Write calculus multiple choice questions with only numerical answer choices?

Question

What are the best type of answer choices for multiple choice questions? Numerical only like the probability and financial math actuarial exams?

I have an opportunity to utilize a multiple choice computerized system to let students practice and prepare for exams for a first calculus course at a university in the USA. This opportunity would be an optional self-learning/self-assessment supplement; not a requirement.

Course grades are based on three in-person, hand-written, free-response exams and on weekly quizzes. Students are not allowed calculators or notes for them. They are to use analytic-type reasoning and are awarded partial credit. HW is never collected.

Since the only option is multiple choice I need to decide if the answer choices should be all only numerical or not. My concern is that revealing non-numerical answer choices gives away too much. But then numerical only options limits what types of questions I can ask I think.

I mean suppose I want to ask about the MVT. Numerically, I could ask to find a value in the interval guaranteed by the theorem. But I also think it's important for them to verify that the theorem even applies which seems to me to be non-numerical.
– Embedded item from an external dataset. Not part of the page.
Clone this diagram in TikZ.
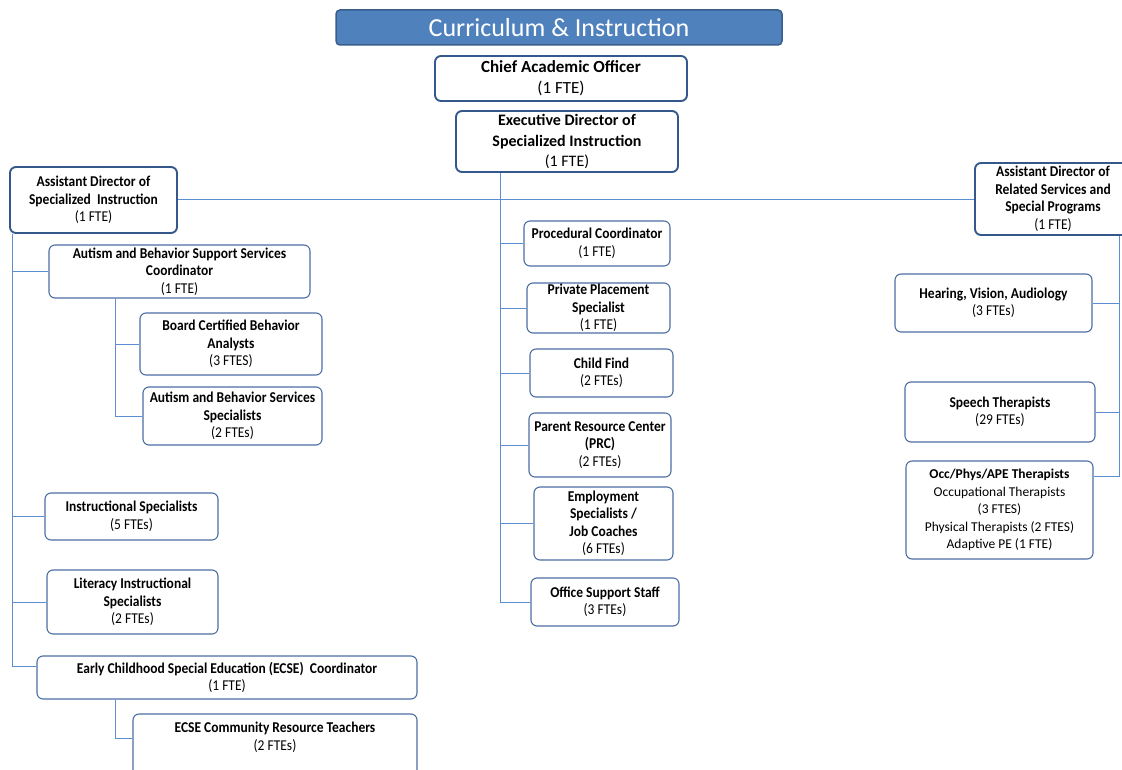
\documentclass[tikz,border=0pt]{standalone}
\usepackage{fontspec}
\setmainfont{Carlito}
\newfontfamily\narrowfont[FakeStretch=0.9]{Carlito}
\usetikzlibrary{positioning}
\definecolor{titleblue}{RGB}{79,129,189}
\definecolor{titleedge}{RGB}{56,93,138}
\definecolor{headblue}{RGB}{52,88,140}
\definecolor{boxblue}{RGB}{75,110,165}
\definecolor{lineblue}{RGB}{91,142,210}

\begin{document}
\begin{tikzpicture}[x=1pt, y=-1pt,
    unit/.style={draw=boxblue, line width=1.1pt, rounded corners=6pt, fill=white, align=center, inner sep=0pt,
        font=\narrowfont\fontsize{15}{17.5}\selectfont},
    lead/.style={unit, draw=headblue, line width=1.9pt},
    top/.style={lead, font=\fontsize{16}{20.5}\selectfont},
    link/.style={draw=lineblue, line width=1pt}]
    \useasboundingbox (0,0) rectangle (1122,770);
    \clip (0,0) rectangle (1122,770);

    % Title and top posts
    \node[draw=titleedge, fill=titleblue, line width=1.5pt, rounded corners=4pt, text=white, inner sep=0pt,
        font=\fontsize{26}{30}\selectfont, minimum width=446, minimum height=35] (title) at (559,27.5) {Curriculum \& Instruction};
    \node[top, minimum width=252, minimum height=45, font=\fontsize{17}{21}\selectfont] (chief) at (561,78.5) {\textbf{Chief Academic Officer}\\(1 FTE)};
    \node[top, minimum width=222, minimum height=61] (exec) at (567,141.5) {\textbf{Executive Director of}\\\textbf{Specialized Instruction}\\(1 FTE)};

    % Assistant directors
    \node[lead, minimum width=167, minimum height=66] (adsi) at (93.5,200) {\textbf{Assistant Director of}\\\textbf{Specialized~ Instruction}\\(1 FTE)};
    \node[lead, minimum width=156, minimum height=72] (adrs) at (1053,199) {\textbf{Assistant Director of}\\\textbf{Related Services and}\\\textbf{Special Programs}\\(1 FTE)};

    % Specialized instruction
    \node[unit, minimum width=261, minimum height=53] (absc) at (179.5,271.5) {\textbf{Autism and Behavior Support Services}\\\textbf{Coordinator}\\(1 FTE)};
    \node[unit, minimum width=182, minimum height=62] (bcba) at (231,344) {\textbf{Board Certified Behavior}\\\textbf{Analysts}\\(3 FTES)};
    \node[unit, minimum width=179, minimum height=58] (abss) at (232.5,416) {\textbf{Autism and Behavior Services}\\\textbf{Specialists}\\(2 FTEs)};
    \node[unit, minimum width=173, minimum height=47] (inst) at (131.5,516.5) {\textbf{Instructional Specialists}\\(5 FTEs)};
    \node[unit, minimum width=171, minimum height=64] (lit) at (132.5,602) {\textbf{Literacy Instructional}\\\textbf{Specialists}\\(2 FTEs)};
    \node[unit, minimum width=380, minimum height=43] (ecsec) at (227,677.5) {\textbf{Early Childhood Special Education (ECSE)~ Coordinator}\\(1 FTE)};
    \node[unit, minimum width=284, minimum height=86] (ecserc) at (275,757) {};
    \node[unit, draw=none, fill=none, below=8pt of ecserc.north] (ecsetext) {\textbf{ECSE Community Resource Teachers}\\(2 FTEs)};

    % Middle column
    \node[unit, minimum width=146, minimum height=45] (proc) at (597,243.5) {\textbf{Procedural Coordinator}\\(1 FTE)};
    \node[unit, minimum width=143, minimum height=50] (ppl) at (598.5,308) {\textbf{Private Placement}\\\textbf{Specialist}\\(1 FTE)};
    \node[unit, minimum width=143, minimum height=48] (cfind) at (601.5,373) {\textbf{Child Find}\\(2 FTEs)};
    \node[unit, minimum width=142, minimum height=64] (prc) at (600,445) {\textbf{Parent Resource Center}\\\textbf{(PRC)}\\(2 FTEs)};
    \node[unit, minimum width=139, minimum height=73] (emp) at (603.5,523.5) {\textbf{Employment}\\\textbf{Specialists /}\\\textbf{Job Coaches}\\(6 FTEs)};
    \node[unit, minimum width=148, minimum height=48] (office) at (605,602) {\textbf{Office Support Staff}\\(3 FTEs)};

    % Related services
    \node[unit, minimum width=197, minimum height=58] (hva) at (993.5,303) {\textbf{Hearing, Vision, Audiology}\\(3 FTEs)};
    \node[unit, minimum width=190, minimum height=60] (speech) at (1000,412) {\textbf{Speech Therapists}\\(29 FTEs)};
    \node[unit, minimum width=187, minimum height=98, font=\fontsize{13.5}{17.5}\selectfont] (occ) at (999.5,510)
        {\textbf{Occ/Phys/APE Therapists}\\Occupational Therapists\\(3 FTES)\\Physical Therapists (2 FTES)\\Adaptive PE (1 FTE)};

    % Trunk lines
    \coordinate (lefttrunk) at (12,666);
    \coordinate (abstrunk) at (115,416);
    \coordinate (ecsetrunk) at (115,738);
    \coordinate (midtrunk) at (500,602);
    \coordinate (righttrunk) at (1119,476);

    \draw[link] (adsi.east) -- (adsi.east -| adrs.west);
    \draw[link] (exec.south -| midtrunk) -- (midtrunk) -- (office.west);
    \foreach \n in {proc,ppl,cfind,prc,emp}
        \draw[link] (\n.west -| midtrunk) -- (\n.west);

    \draw[link] (adsi.south -| lefttrunk) -- (lefttrunk) -- (lefttrunk -| ecsec.west);
    \foreach \n in {absc,inst,lit}
        \draw[link] (\n.west -| lefttrunk) -- (\n.west);
    \draw[link] (absc.south -| abstrunk) -- (abstrunk) -- (abss.west);
    \draw[link] (bcba.west -| abstrunk) -- (bcba.west);
    \draw[link] (ecsec.south -| ecsetrunk) -- (ecsetrunk) -- (ecsetrunk -| ecserc.west);

    \draw[link] (adrs.south -| righttrunk) -- (righttrunk) -- (righttrunk -| occ.east);
    \foreach \n in {hva,speech}
        \draw[link] (\n.east -| righttrunk) -- (\n.east);
\end{tikzpicture}
\end{document}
Example of a numerical question that does not reveal too much in my opinion:

Q. Suppose there exists whole numbers $c$, $d$, and $e$ in the interval $[1,9]$ such that $f(x) = c\sin(x)$ and $f^{\prime}(\frac{d}{e}\pi) = 4$. Then $c + d$ equals

A. 5 .... B. 6 .... C. 7 .... D. 8 .... E. 9

Answer 1

I think it is good to pose both numerical and non-numerical problems. While the numerical problems are generally the focus in a Calculus class, a strong conceptual understanding helps make everything easier. You specifically mention theorems, so you could have problems like the following:

1) Which of the following conditions are required to use the Mean Value Theorem?

I: $f$ is continuous on $[a, b]$

II: $f$ is continuous on $(a, b)$

III: $f$ is differentiable on $(a, b)$

IV: $f(a) = f(b)$

Answer Choices:

a) I and III only.

b) II and III only.

c) I, III, and IV only.

d) II, III, and IV only.

2) Which of the following is true for the function $f(x)=|x|$?

a) There exists some $c\in(-1, 1)$ such that $f'(c)=\frac{|1|-|-1|}{1-(-1)}.$

b) The Intermediate Value Theorem applies on the interval $(-1, 1)$.

c) All of the above.

d) None of the above.

3) Suppose $f$ is differentiable on $[a, b]$ and $f(a)<f(b)$. Which of the following is true?

I: You can apply the Mean Value Theorem on the interval $[a, b]$.

II: You can apply the Intermediate Value Theorem on the interval $[a, b]$.

III: You can apply Rolle's Theorem on the interval $[a, b]$.

IV: You can apply the Extreme Value Theorem on the interval $[a, b]$.

a) I and IV only.

b) II and IV only.

c) I, III, and IV only.

d) I, II, and IV only.

e) II only.

4) The graph of the function $f$ is displayed below. Which of the following is true about $f$? (Please pretend I added a graph here.)

I: You can apply the Mean Value Theorem on the interval $[0, 1]$.

II: You can apply the Intermediate Value Theorem on the interval $[0, 1]$.

III: $f$ is differentiable on $(0, 1)$.

IV: $f$ is continuous on $(0, 1)$.

a) III only

b) IV only

c) II and III only

d) I, II, III, and IV

5) Suppose $f(x)=x^2$. Find the value of $c$ such that $f'(c)=\frac{9-4}{3-2}$.

a) 2.5

b) 6.25

c) No such $c$ exists because $f$ is not continuous on $[2, 3]$.

d) No such $c$ exists because $f$ is not differentiable on $[2, 3]$.